The French parliament earlier this month passed a new law that will tax digital giants on revenue accrued inside the country, even if their European headquarters are elsewhere, in a move that will affect US groups Google, Apple, Facebook and Amazon.
The move infuriated the United States which announced an unprecedented probe against France which could trigger the imposition of tariffs.
“It is going to be difficult, I know. The American position has hardened recently,” said Mr Le Maire ahead of his meeting with Mr Mnuchin, which was pushed back due to the US official’s delayed flight.
Mr Le Maire said he would make clear that the French parliament had agreed the tax and this could only be withdrawn if there was an international agreement.
In comments to France Inter radio, Le Maire said France would not back down with its plans to impose a three-percent tax on revenue that tech firms earn from French sales, despite the threat of US retaliation.
“The possibility of US sanctions against France exists,” Mr Le Maire said. “There is a legal instrument for that and clearly there is the political will.”
Even before the final vote by French lawmakers, the US announced it was opening a so-called Section 301 investigation into the measure.
A Section 301 investigation was used by the Trump administration to justify tariffs on China.

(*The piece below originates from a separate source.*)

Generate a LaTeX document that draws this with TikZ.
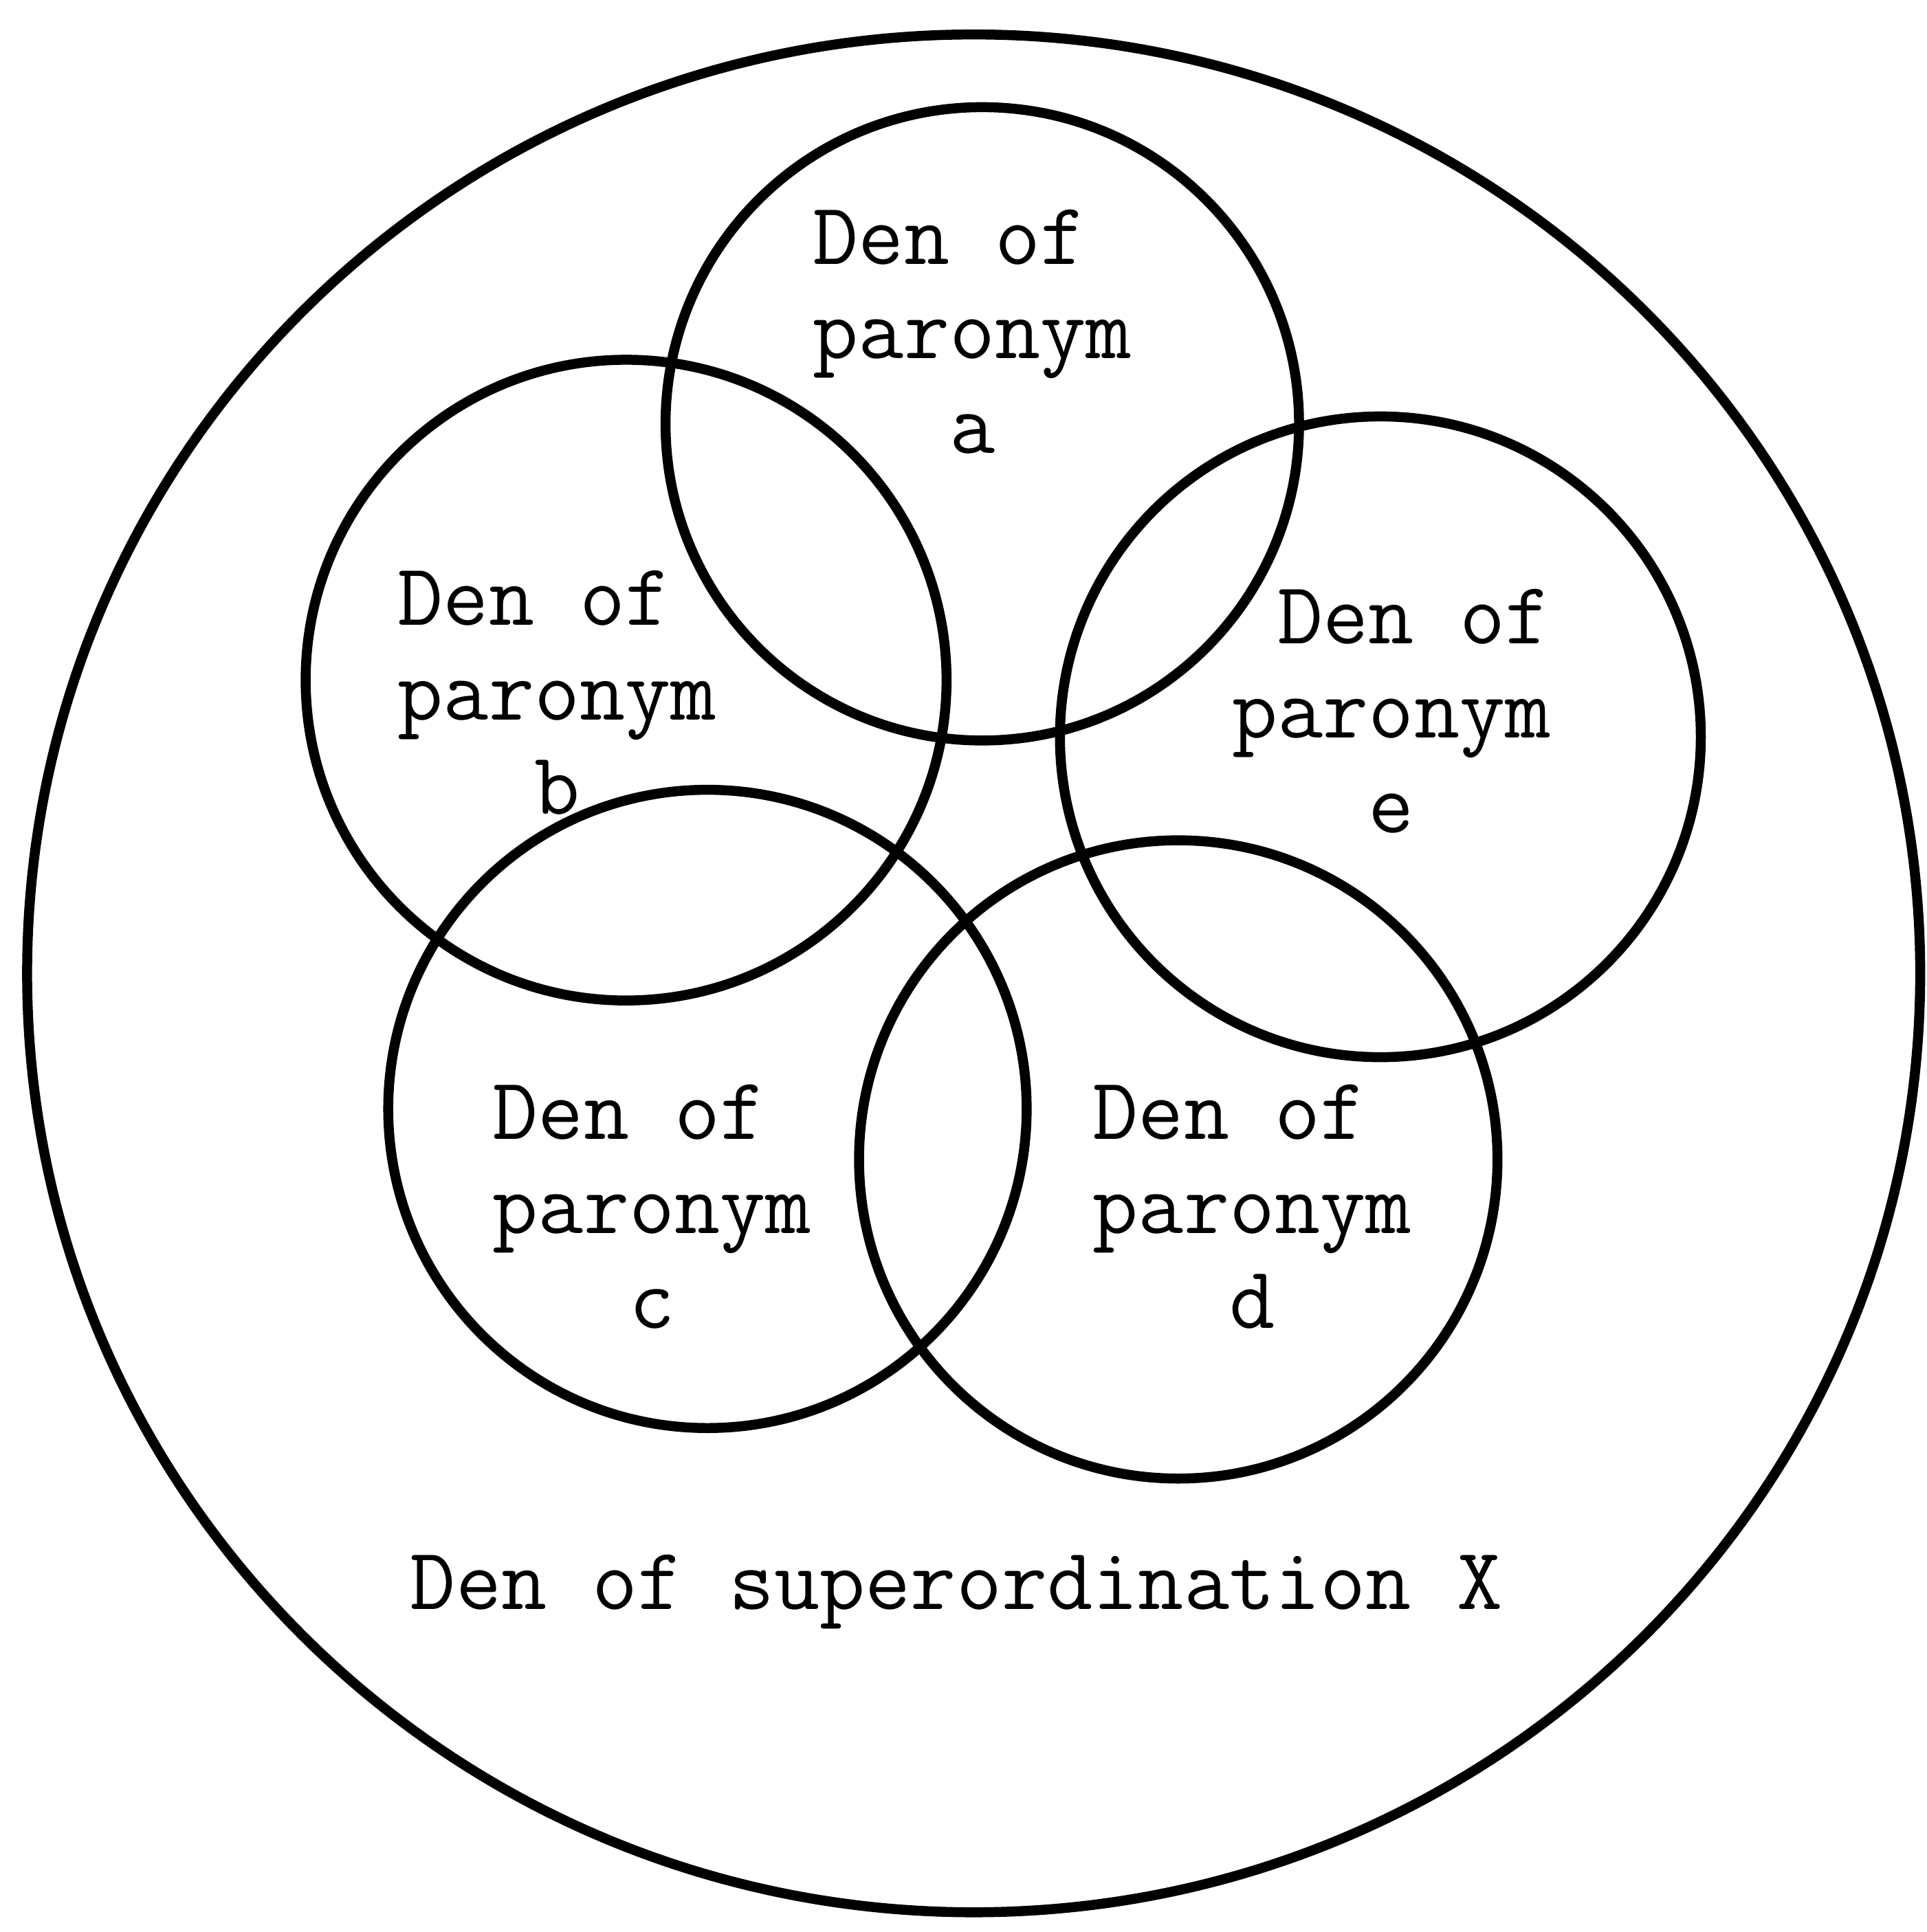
\documentclass[tikz,border=0pt]{standalone}
\usepackage{fontspec}
\tikzset{
  denset/.style={line width=2.3pt},
  denlabel/.style={font=\ttfamily\fontsize{20.4}{21.8}\selectfont, inner sep=0pt}
}
\begin{document}
\begin{tikzpicture}
\useasboundingbox (0,0) rectangle (15.63,15.68);
\draw[denset] (7.90,7.78) ellipse (7.68 and 7.62);

\foreach \x/\y/\r in {7.97/12.24/2.57, 5.08/10.16/2.60, 11.20/9.70/2.60, 5.74/6.68/2.59, 9.56/6.27/2.59}{
    \draw[denset] (\x,\y) circle (\r);
}

\node[denlabel, align=left] (para) at (7.89,12.91) {Den of\\paronym\\\phantom{par}a};
\node[denlabel, align=left] (parb) at (4.52,9.98) {Den of\\paronym\\\phantom{par}b};
\node[denlabel, align=right] (pare) at (11.29,9.83) {Den of\\paronym\\e\phantom{nym}};
\node[denlabel, align=left] (parc) at (5.29,5.81) {Den of\\paronym\\\phantom{par}c};
\node[denlabel, align=left] (pard) at (10.16,5.81) {Den of\\paronym\\\phantom{par}d};
\node[denlabel] (superx) at (7.76,2.76) {Den of superordination X};
\end{tikzpicture}
\end{document}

But Mr Le Maire said: “France will not back down on the introduction of its national tax. It was decided upon, it was voted upon, it will be applied from 2019.”
The minister had late Tuesday expressed confidence that the G7 could find a consensus for an international accord which would be overseen by the Organisation for Economic Cooperation and Development (OECD).
“This would be the best way to solve this problem,” said Mr Le Maire.
France became the first major economy to pass such tax legislation last week when parliament gave its final approval.